(Charts and diagrams as code)
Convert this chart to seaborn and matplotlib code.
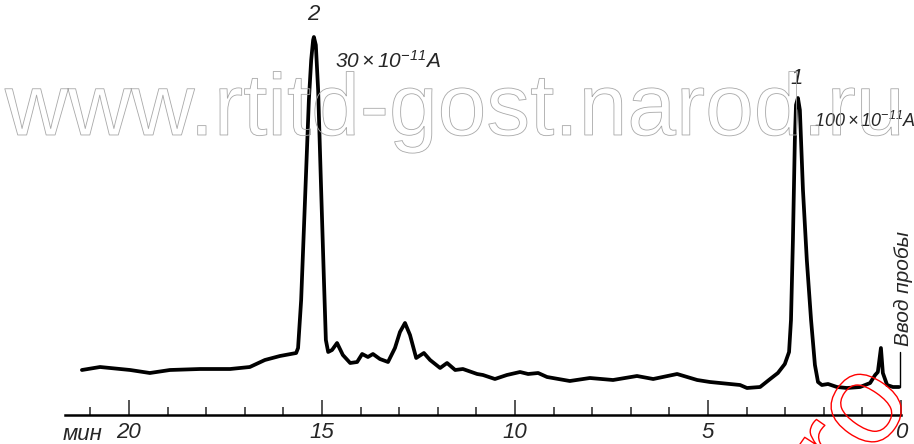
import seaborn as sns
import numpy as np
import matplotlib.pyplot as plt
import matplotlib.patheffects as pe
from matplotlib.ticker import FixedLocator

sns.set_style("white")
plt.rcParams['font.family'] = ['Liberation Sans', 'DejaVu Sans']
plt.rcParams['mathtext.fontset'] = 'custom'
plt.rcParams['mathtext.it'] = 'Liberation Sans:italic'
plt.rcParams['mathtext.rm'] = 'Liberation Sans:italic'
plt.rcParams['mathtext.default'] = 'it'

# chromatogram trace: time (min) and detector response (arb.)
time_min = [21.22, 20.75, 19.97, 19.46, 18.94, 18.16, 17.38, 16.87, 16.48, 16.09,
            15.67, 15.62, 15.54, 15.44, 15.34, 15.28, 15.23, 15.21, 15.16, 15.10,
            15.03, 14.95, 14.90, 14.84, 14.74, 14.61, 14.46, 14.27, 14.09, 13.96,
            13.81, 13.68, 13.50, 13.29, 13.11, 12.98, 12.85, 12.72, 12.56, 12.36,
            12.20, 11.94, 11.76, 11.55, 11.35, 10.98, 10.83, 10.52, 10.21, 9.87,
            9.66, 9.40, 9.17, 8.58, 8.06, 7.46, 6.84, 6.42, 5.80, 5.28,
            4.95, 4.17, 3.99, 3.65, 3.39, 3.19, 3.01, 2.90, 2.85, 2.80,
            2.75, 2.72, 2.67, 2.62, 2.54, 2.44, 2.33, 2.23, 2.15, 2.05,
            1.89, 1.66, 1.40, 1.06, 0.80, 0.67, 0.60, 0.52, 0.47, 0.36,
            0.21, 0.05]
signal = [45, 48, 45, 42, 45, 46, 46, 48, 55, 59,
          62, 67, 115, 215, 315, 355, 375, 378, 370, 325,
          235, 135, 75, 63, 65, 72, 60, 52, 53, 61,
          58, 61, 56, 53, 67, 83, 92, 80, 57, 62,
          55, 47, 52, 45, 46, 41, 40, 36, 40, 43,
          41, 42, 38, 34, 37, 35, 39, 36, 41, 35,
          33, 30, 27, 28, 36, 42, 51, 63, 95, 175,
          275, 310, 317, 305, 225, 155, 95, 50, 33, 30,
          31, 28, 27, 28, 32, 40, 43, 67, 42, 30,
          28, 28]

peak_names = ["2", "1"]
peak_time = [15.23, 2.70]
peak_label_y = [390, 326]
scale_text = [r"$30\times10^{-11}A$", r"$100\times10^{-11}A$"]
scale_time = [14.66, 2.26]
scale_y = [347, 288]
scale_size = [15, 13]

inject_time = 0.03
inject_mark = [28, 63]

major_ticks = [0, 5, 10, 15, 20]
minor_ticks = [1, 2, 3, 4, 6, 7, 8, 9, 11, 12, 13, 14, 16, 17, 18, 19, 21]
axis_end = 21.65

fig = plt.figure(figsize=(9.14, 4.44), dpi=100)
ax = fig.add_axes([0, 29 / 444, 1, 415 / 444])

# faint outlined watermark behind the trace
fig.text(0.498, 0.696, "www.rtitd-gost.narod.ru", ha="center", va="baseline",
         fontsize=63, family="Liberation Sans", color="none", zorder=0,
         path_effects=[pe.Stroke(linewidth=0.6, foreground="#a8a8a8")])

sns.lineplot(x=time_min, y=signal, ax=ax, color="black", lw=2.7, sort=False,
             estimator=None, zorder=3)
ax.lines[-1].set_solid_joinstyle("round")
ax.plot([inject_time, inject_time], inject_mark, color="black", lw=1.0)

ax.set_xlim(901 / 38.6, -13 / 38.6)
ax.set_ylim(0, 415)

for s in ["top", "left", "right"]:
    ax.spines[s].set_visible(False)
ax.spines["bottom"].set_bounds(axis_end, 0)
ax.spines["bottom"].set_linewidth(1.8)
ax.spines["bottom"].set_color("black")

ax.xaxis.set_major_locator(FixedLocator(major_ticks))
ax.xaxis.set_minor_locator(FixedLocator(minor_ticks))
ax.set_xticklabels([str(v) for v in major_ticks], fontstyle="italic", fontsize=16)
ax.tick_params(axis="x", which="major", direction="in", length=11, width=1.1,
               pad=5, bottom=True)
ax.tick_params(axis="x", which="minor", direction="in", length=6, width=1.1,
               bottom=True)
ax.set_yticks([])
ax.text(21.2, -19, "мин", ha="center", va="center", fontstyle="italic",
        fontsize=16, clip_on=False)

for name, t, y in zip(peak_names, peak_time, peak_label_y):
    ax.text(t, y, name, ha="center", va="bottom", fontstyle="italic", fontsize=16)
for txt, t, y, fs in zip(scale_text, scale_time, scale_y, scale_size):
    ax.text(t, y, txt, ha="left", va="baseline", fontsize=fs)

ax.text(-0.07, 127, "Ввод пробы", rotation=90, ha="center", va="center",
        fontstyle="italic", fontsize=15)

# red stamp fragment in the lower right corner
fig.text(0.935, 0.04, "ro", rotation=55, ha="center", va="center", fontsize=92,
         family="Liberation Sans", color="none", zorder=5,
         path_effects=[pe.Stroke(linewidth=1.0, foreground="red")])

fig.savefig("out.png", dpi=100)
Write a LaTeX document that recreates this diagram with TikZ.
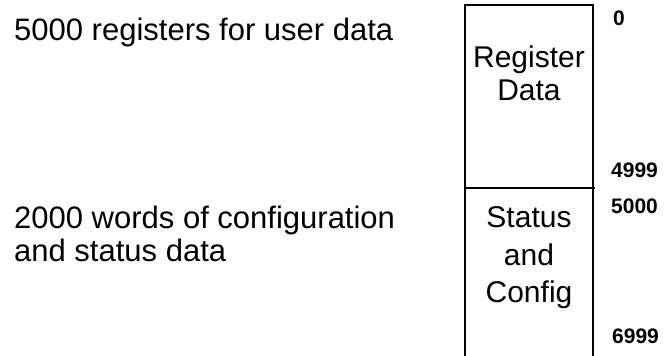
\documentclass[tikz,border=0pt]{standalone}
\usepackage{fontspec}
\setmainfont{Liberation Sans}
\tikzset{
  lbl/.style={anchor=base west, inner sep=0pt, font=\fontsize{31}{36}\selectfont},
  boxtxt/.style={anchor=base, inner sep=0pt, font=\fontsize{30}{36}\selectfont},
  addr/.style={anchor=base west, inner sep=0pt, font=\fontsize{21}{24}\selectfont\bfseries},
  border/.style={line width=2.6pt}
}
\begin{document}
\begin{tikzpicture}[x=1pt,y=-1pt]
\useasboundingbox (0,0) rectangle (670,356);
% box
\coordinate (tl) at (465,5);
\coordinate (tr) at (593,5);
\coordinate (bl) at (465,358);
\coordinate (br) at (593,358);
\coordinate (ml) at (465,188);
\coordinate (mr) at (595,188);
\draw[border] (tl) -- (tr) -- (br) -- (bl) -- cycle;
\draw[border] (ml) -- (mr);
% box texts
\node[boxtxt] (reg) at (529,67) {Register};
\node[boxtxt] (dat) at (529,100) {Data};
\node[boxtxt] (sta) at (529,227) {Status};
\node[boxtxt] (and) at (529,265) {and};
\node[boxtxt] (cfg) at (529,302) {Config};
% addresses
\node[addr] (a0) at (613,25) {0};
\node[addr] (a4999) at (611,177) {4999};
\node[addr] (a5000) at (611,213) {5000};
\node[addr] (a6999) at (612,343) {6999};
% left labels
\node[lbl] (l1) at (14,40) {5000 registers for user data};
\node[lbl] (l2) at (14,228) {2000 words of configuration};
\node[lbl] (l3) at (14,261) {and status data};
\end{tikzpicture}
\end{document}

● **Objective**
Set the entries down again exactly. Do not include the images.

● **Result of this exercise**
Convert this chart to seaborn and matplotlib code.
import seaborn as sns
import numpy as np
import matplotlib.pyplot as plt
import matplotlib.patheffects as pe
from matplotlib.ticker import FixedLocator

sns.set_style("white")
plt.rcParams['font.family'] = ['Liberation Sans', 'DejaVu Sans']
plt.rcParams['mathtext.fontset'] = 'custom'
plt.rcParams['mathtext.it'] = 'Liberation Sans:italic'
plt.rcParams['mathtext.rm'] = 'Liberation Sans:italic'
plt.rcParams['mathtext.default'] = 'it'

# chromatogram trace: time (min) and detector response (arb.)
time_min = [21.22, 20.75, 19.97, 19.46, 18.94, 18.16, 17.38, 16.87, 16.48, 16.09,
            15.67, 15.62, 15.54, 15.44, 15.34, 15.28, 15.23, 15.21, 15.16, 15.10,
            15.03, 14.95, 14.90, 14.84, 14.74, 14.61, 14.46, 14.27, 14.09, 13.96,
            13.81, 13.68, 13.50, 13.29, 13.11, 12.98, 12.85, 12.72, 12.56, 12.36,
            12.20, 11.94, 11.76, 11.55, 11.35, 10.98, 10.83, 10.52, 10.21, 9.87,
            9.66, 9.40, 9.17, 8.58, 8.06, 7.46, 6.84, 6.42, 5.80, 5.28,
            4.95, 4.17, 3.99, 3.65, 3.39, 3.19, 3.01, 2.90, 2.85, 2.80,
            2.75, 2.72, 2.67, 2.62, 2.54, 2.44, 2.33, 2.23, 2.15, 2.05,
            1.89, 1.66, 1.40, 1.06, 0.80, 0.67, 0.60, 0.52, 0.47, 0.36,
            0.21, 0.05]
signal = [45, 48, 45, 42, 45, 46, 46, 48, 55, 59,
          62, 67, 115, 215, 315, 355, 375, 378, 370, 325,
          235, 135, 75, 63, 65, 72, 60, 52, 53, 61,
          58, 61, 56, 53, 67, 83, 92, 80, 57, 62,
          55, 47, 52, 45, 46, 41, 40, 36, 40, 43,
          41, 42, 38, 34, 37, 35, 39, 36, 41, 35,
          33, 30, 27, 28, 36, 42, 51, 63, 95, 175,
          275, 310, 317, 305, 225, 155, 95, 50, 33, 30,
          31, 28, 27, 28, 32, 40, 43, 67, 42, 30,
          28, 28]

peak_names = ["2", "1"]
peak_time = [15.23, 2.70]
peak_label_y = [390, 326]
scale_text = [r"$30\times10^{-11}A$", r"$100\times10^{-11}A$"]
scale_time = [14.66, 2.26]
scale_y = [347, 288]
scale_size = [15, 13]

inject_time = 0.03
inject_mark = [28, 63]

major_ticks = [0, 5, 10, 15, 20]
minor_ticks = [1, 2, 3, 4, 6, 7, 8, 9, 11, 12, 13, 14, 16, 17, 18, 19, 21]
axis_end = 21.65

fig = plt.figure(figsize=(9.14, 4.44), dpi=100)
ax = fig.add_axes([0, 29 / 444, 1, 415 / 444])

# faint outlined watermark behind the trace
fig.text(0.498, 0.696, "www.rtitd-gost.narod.ru", ha="center", va="baseline",
         fontsize=63, family="Liberation Sans", color="none", zorder=0,
         path_effects=[pe.Stroke(linewidth=0.6, foreground="#a8a8a8")])

sns.lineplot(x=time_min, y=signal, ax=ax, color="black", lw=2.7, sort=False,
             estimator=None, zorder=3)
ax.lines[-1].set_solid_joinstyle("round")
ax.plot([inject_time, inject_time], inject_mark, color="black", lw=1.0)

ax.set_xlim(901 / 38.6, -13 / 38.6)
ax.set_ylim(0, 415)

for s in ["top", "left", "right"]:
    ax.spines[s].set_visible(False)
ax.spines["bottom"].set_bounds(axis_end, 0)
ax.spines["bottom"].set_linewidth(1.8)
ax.spines["bottom"].set_color("black")

ax.xaxis.set_major_locator(FixedLocator(major_ticks))
ax.xaxis.set_minor_locator(FixedLocator(minor_ticks))
ax.set_xticklabels([str(v) for v in major_ticks], fontstyle="italic", fontsize=16)
ax.tick_params(axis="x", which="major", direction="in", length=11, width=1.1,
               pad=5, bottom=True)
ax.tick_params(axis="x", which="minor", direction="in", length=6, width=1.1,
               bottom=True)
ax.set_yticks([])
ax.text(21.2, -19, "мин", ha="center", va="center", fontstyle="italic",
        fontsize=16, clip_on=False)

for name, t, y in zip(peak_names, peak_time, peak_label_y):
    ax.text(t, y, name, ha="center", va="bottom", fontstyle="italic", fontsize=16)
for txt, t, y, fs in zip(scale_text, scale_time, scale_y, scale_size):
    ax.text(t, y, txt, ha="left", va="baseline", fontsize=fs)

ax.text(-0.07, 127, "Ввод пробы", rotation=90, ha="center", va="center",
        fontstyle="italic", fontsize=15)

# red stamp fragment in the lower right corner
fig.text(0.935, 0.04, "ro", rotation=55, ha="center", va="center", fontsize=92,
         family="Liberation Sans", color="none", zorder=5,
         path_effects=[pe.Stroke(linewidth=1.0, foreground="red")])

fig.savefig("out.png", dpi=100)
Write a LaTeX document that recreates this diagram with TikZ.
\documentclass[tikz,border=0pt]{standalone}
\usepackage{fontspec}
\setmainfont{Liberation Sans}
\tikzset{
  lbl/.style={anchor=base west, inner sep=0pt, font=\fontsize{31}{36}\selectfont},
  boxtxt/.style={anchor=base, inner sep=0pt, font=\fontsize{30}{36}\selectfont},
  addr/.style={anchor=base west, inner sep=0pt, font=\fontsize{21}{24}\selectfont\bfseries},
  border/.style={line width=2.6pt}
}
\begin{document}
\begin{tikzpicture}[x=1pt,y=-1pt]
\useasboundingbox (0,0) rectangle (670,356);
% box
\coordinate (tl) at (465,5);
\coordinate (tr) at (593,5);
\coordinate (bl) at (465,358);
\coordinate (br) at (593,358);
\coordinate (ml) at (465,188);
\coordinate (mr) at (595,188);
\draw[border] (tl) -- (tr) -- (br) -- (bl) -- cycle;
\draw[border] (ml) -- (mr);
% box texts
\node[boxtxt] (reg) at (529,67) {Register};
\node[boxtxt] (dat) at (529,100) {Data};
\node[boxtxt] (sta) at (529,227) {Status};
\node[boxtxt] (and) at (529,265) {and};
\node[boxtxt] (cfg) at (529,302) {Config};
% addresses
\node[addr] (a0) at (613,25) {0};
\node[addr] (a4999) at (611,177) {4999};
\node[addr] (a5000) at (611,213) {5000};
\node[addr] (a6999) at (612,343) {6999};
% left labels
\node[lbl] (l1) at (14,40) {5000 registers for user data};
\node[lbl] (l2) at (14,228) {2000 words of configuration};
\node[lbl] (l3) at (14,261) {and status data};
\end{tikzpicture}
\end{document}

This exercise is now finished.